「 本を読む女 」
鈴 木 敬 子(杉並区)
夜の巷に「焼き鳥」の看板はよく見かけるが、阿佐ヶ谷駅のガードから道一本隔てた飲み屋街に「焼きトン」と書かれた旗がなびいていた。小さな店に似つかわしくない巨大な換気扉から、もうもうと煙が出ている。
醤油と肉の焦げた匂いに誘われて店に入った私たちは、カウンターに座り焼酎の水割を頼んだ。

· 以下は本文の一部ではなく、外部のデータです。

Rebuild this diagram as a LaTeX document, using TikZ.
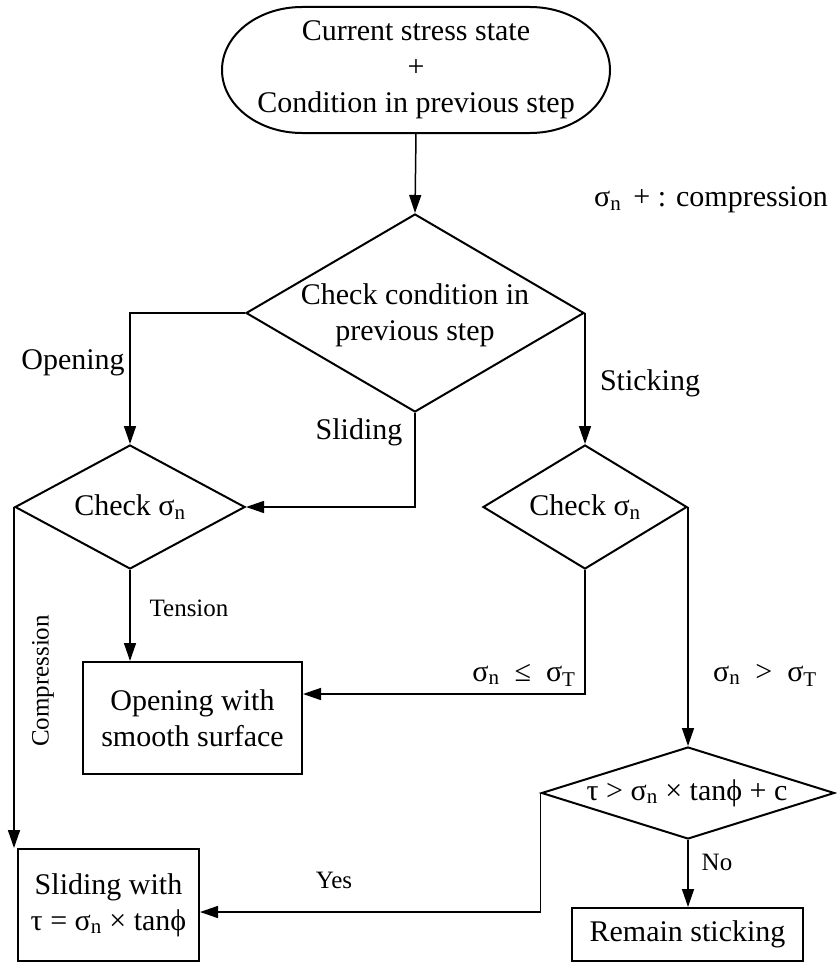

焼きトンは初体験という私を、飲ん兵衛の男友達が連れてきてくれた。
焼きトンとは、きれいに串に刺されテラテラとおいしいそうに焼かれた豚の内臓肉なのだ、と分かった頃にはもうすでに四、五本の串がお腹に収まっていた。新ジャガやアスパラ、ネギ、ニンニクの芽などが色鮮やかに盛られ、炭火で焼かれるのを待っている。
タン、ハツ、ガツなどの肉も野菜も全部一本百円である。どれもこれも注文したくなってしまう。
カウンターの隅の席に若い女性が飲みながら熱心に本を読んでいる姿は、すこし前に気がついていた。
「あの女の子の連れ、遅いね」
と、二杯目のグラスを傾けながら男友達が言った。
「連れ?そんな人来ないでしょう」
私は確信をもって答えた。それでも彼は気になる様子である。
「どうして?」「ひとりでこんなところで本を読んだって落ち着かないだろう」「振られたのかなー」
などと心配している。
女同士、飲み屋で楽しむ姿が見られるようになって久しいが、ひとりで本を読む場にこういう所を選ぶ女性はめずらしいかもしれない。その女性は空のジョッキを前に出しお替りを注文して、慣れた手つきで焼きトンを口に運ぶ。気取りも恥ずかしげもなく、落ち着いた所作である。ここで本を読むのが一番楽なのだろう。
仕事を終えてほっとくつろぐひと時、ひとりで楽しむのは、なにもおじさんだけの特権ではない。
「まだ来ないね」
あきらめきれないでまだ心配しているおじさんには、ひとり本を読む女の気持ちはわからないだろう、とふと思った。